_Task_
Your task is to print exactly the lines from the line that contains "Output the Python" through the line that contains "p.set_linewidth(0)", with pictures left out.

>>>>>

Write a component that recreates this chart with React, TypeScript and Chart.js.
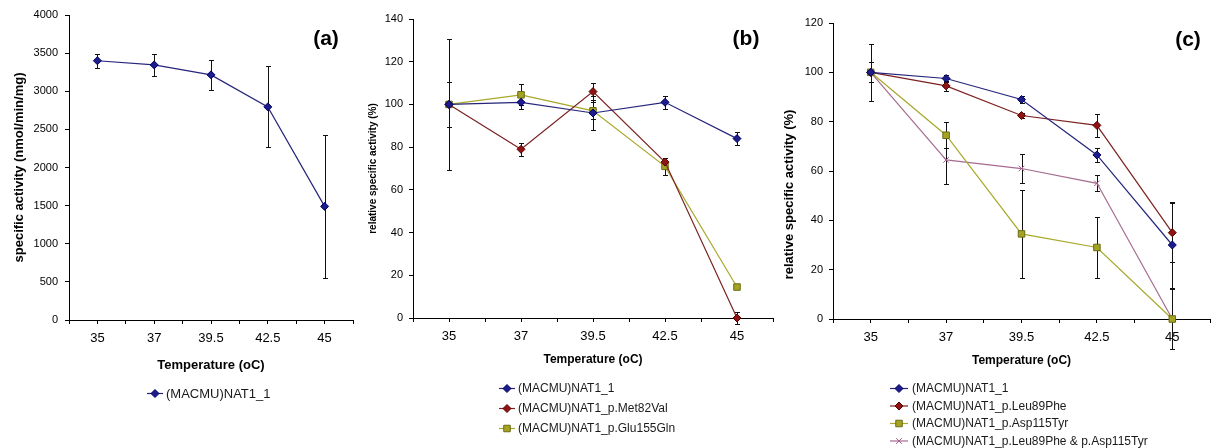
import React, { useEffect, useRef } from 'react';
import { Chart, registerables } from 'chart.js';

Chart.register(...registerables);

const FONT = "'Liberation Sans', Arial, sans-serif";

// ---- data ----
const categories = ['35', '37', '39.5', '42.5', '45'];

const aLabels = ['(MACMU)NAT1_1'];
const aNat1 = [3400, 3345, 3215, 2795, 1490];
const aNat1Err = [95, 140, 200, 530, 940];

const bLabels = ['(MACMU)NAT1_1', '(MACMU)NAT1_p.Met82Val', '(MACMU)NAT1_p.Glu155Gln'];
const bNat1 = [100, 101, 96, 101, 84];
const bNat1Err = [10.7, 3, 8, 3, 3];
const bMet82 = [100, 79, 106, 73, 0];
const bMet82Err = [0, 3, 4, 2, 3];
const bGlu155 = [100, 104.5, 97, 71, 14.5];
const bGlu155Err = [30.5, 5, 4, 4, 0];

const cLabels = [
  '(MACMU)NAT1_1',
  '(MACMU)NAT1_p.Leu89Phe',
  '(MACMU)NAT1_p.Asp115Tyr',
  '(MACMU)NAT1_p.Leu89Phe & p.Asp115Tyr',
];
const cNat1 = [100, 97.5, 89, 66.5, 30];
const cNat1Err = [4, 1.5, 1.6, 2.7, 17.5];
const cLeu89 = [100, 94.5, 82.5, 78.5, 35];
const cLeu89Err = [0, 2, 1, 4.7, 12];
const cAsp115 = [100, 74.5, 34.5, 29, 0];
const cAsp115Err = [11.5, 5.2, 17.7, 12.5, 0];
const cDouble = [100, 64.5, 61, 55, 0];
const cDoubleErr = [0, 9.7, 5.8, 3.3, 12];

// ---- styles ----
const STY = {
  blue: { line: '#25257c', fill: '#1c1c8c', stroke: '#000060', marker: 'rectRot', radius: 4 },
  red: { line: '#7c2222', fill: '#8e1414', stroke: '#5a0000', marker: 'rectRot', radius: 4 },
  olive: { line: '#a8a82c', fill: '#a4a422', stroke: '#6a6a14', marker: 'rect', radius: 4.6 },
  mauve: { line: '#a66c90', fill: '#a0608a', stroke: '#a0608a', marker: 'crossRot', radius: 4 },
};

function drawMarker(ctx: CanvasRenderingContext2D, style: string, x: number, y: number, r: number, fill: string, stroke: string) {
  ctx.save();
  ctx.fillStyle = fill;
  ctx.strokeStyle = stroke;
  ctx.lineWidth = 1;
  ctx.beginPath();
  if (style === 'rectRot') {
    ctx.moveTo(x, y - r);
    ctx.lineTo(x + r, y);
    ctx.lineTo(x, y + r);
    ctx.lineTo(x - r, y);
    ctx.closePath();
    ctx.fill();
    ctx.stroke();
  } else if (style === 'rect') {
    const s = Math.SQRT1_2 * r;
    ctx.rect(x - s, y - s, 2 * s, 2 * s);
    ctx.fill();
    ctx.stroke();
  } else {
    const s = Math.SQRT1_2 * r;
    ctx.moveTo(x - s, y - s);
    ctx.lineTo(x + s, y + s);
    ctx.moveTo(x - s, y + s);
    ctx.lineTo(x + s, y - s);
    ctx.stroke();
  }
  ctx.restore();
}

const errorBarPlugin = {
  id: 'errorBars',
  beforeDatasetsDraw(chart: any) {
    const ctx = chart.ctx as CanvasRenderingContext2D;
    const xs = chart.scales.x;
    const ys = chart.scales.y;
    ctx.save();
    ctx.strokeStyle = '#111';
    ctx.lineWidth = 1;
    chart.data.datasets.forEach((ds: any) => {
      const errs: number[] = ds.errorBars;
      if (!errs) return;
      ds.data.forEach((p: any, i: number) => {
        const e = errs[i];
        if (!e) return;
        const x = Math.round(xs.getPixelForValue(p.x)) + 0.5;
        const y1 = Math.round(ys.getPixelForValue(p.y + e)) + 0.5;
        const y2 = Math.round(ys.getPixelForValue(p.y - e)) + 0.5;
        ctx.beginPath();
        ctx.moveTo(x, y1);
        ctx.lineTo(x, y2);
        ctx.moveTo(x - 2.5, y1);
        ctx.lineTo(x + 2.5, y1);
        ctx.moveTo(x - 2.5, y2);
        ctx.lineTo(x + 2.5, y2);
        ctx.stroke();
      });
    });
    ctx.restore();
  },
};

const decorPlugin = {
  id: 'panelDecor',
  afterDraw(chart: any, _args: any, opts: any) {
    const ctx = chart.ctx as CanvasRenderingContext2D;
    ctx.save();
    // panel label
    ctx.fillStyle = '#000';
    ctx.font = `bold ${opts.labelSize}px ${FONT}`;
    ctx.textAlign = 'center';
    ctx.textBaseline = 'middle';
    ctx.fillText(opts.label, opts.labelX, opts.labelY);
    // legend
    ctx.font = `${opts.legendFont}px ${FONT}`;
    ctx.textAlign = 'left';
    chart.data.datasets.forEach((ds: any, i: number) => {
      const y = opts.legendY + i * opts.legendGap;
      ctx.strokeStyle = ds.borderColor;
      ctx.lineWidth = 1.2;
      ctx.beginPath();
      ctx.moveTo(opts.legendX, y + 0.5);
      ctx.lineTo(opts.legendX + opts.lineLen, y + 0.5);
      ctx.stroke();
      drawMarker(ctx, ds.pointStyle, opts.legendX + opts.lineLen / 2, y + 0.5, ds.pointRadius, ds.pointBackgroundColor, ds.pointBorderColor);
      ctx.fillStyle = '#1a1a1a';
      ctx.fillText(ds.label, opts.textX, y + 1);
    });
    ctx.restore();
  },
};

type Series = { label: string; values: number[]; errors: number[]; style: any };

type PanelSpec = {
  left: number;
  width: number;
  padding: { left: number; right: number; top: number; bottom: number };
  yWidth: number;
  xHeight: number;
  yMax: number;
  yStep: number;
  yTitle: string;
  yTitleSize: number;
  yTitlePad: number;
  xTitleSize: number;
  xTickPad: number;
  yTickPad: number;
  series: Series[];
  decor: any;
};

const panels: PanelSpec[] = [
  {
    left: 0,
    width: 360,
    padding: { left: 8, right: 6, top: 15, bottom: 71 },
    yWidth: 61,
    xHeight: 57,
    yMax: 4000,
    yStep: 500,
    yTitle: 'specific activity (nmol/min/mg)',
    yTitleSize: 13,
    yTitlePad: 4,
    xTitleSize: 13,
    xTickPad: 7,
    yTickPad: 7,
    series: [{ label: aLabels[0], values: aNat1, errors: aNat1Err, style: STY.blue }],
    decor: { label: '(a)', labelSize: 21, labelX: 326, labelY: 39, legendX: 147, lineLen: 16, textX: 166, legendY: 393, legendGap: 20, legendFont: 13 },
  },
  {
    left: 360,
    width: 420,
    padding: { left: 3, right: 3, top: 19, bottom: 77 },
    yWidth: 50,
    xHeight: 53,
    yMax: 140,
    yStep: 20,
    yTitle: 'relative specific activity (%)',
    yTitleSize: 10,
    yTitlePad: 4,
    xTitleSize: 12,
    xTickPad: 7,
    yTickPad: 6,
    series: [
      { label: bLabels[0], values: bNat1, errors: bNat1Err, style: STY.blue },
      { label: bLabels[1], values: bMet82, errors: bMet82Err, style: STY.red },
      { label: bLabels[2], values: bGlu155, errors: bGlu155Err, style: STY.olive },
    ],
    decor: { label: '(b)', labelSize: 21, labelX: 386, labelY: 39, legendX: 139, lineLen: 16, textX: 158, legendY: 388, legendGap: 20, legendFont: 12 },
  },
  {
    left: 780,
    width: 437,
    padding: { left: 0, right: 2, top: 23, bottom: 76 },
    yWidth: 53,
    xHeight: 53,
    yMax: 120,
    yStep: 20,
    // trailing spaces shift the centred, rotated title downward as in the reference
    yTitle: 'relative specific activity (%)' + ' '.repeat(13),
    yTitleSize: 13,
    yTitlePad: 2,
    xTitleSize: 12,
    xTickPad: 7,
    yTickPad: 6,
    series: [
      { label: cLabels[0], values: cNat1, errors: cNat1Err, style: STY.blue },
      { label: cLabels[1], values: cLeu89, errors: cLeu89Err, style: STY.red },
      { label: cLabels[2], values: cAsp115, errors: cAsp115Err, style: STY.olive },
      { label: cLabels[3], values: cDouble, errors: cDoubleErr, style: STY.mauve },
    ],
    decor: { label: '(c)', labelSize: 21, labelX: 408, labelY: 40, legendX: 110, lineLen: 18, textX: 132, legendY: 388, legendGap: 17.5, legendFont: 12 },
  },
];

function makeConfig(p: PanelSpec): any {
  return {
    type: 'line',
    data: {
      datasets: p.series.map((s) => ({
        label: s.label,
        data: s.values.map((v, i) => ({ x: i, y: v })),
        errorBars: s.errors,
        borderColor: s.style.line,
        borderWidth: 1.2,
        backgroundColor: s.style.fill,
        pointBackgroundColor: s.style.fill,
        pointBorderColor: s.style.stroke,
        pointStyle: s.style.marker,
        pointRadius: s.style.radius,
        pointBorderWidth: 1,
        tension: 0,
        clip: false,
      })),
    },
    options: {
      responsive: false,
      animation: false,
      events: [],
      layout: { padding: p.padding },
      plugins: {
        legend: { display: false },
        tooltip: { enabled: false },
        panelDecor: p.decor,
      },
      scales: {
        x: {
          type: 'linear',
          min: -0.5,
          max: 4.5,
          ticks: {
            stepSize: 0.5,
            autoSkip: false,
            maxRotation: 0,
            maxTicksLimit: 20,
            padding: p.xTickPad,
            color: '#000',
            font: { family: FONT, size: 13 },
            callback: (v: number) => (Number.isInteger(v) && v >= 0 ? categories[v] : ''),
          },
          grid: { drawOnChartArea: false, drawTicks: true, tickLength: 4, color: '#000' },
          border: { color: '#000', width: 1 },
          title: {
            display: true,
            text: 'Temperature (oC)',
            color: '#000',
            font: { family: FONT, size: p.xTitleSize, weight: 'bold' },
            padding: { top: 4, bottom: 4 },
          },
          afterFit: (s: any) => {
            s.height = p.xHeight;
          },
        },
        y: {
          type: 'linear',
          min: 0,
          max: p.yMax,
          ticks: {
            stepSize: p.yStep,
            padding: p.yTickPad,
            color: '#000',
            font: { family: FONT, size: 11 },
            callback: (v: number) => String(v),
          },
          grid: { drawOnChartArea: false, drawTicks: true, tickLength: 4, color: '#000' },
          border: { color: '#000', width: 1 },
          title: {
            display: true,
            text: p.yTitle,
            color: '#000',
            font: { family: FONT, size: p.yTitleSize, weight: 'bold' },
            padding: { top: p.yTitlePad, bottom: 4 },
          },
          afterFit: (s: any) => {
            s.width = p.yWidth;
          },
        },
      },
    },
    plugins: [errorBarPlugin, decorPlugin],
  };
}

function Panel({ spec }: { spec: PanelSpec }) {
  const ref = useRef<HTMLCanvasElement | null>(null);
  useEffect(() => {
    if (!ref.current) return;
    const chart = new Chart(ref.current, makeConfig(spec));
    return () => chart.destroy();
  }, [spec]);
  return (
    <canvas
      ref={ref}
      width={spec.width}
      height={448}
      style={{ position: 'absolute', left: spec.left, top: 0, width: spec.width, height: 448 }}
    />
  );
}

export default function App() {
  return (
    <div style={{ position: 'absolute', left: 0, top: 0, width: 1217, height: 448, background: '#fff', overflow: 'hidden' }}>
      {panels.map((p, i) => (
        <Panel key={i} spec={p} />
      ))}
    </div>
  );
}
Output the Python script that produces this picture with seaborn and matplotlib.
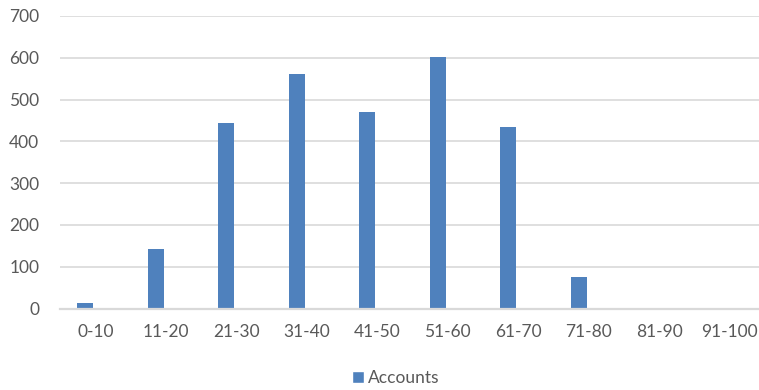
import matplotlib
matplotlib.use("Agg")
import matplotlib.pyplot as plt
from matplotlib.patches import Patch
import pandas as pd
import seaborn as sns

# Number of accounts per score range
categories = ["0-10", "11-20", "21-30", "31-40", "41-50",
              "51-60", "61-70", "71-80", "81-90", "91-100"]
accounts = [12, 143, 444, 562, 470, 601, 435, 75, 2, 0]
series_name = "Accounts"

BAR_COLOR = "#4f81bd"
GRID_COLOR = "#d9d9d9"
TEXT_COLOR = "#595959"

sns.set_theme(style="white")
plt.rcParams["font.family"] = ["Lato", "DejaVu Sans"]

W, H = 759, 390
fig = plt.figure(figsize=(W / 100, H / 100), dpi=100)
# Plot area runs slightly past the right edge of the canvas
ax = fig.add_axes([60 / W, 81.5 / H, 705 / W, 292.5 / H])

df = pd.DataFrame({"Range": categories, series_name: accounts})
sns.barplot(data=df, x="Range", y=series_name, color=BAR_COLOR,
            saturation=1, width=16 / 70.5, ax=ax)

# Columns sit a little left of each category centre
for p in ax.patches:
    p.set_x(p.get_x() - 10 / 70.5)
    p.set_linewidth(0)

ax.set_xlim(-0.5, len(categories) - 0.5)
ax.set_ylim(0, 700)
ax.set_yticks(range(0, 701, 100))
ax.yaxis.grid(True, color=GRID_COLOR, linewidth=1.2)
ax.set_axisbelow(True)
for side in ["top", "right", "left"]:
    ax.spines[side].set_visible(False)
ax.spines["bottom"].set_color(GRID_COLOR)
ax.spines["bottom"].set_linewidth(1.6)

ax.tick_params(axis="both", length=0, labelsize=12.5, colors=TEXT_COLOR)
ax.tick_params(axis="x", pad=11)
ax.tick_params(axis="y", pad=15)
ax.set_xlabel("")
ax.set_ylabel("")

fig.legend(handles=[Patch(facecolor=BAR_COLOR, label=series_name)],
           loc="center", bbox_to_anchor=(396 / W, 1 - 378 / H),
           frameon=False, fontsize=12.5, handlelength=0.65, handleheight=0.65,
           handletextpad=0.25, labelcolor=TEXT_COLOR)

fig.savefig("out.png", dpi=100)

<<<<<

_Answer to this task_
Output the Python script that produces this picture with seaborn and matplotlib.
import matplotlib
matplotlib.use("Agg")
import matplotlib.pyplot as plt
from matplotlib.patches import Patch
import pandas as pd
import seaborn as sns

# Number of accounts per score range
categories = ["0-10", "11-20", "21-30", "31-40", "41-50",
              "51-60", "61-70", "71-80", "81-90", "91-100"]
accounts = [12, 143, 444, 562, 470, 601, 435, 75, 2, 0]
series_name = "Accounts"

BAR_COLOR = "#4f81bd"
GRID_COLOR = "#d9d9d9"
TEXT_COLOR = "#595959"

sns.set_theme(style="white")
plt.rcParams["font.family"] = ["Lato", "DejaVu Sans"]

W, H = 759, 390
fig = plt.figure(figsize=(W / 100, H / 100), dpi=100)
# Plot area runs slightly past the right edge of the canvas
ax = fig.add_axes([60 / W, 81.5 / H, 705 / W, 292.5 / H])

df = pd.DataFrame({"Range": categories, series_name: accounts})
sns.barplot(data=df, x="Range", y=series_name, color=BAR_COLOR,
            saturation=1, width=16 / 70.5, ax=ax)

# Columns sit a little left of each category centre
for p in ax.patches:
    p.set_x(p.get_x() - 10 / 70.5)
    p.set_linewidth(0)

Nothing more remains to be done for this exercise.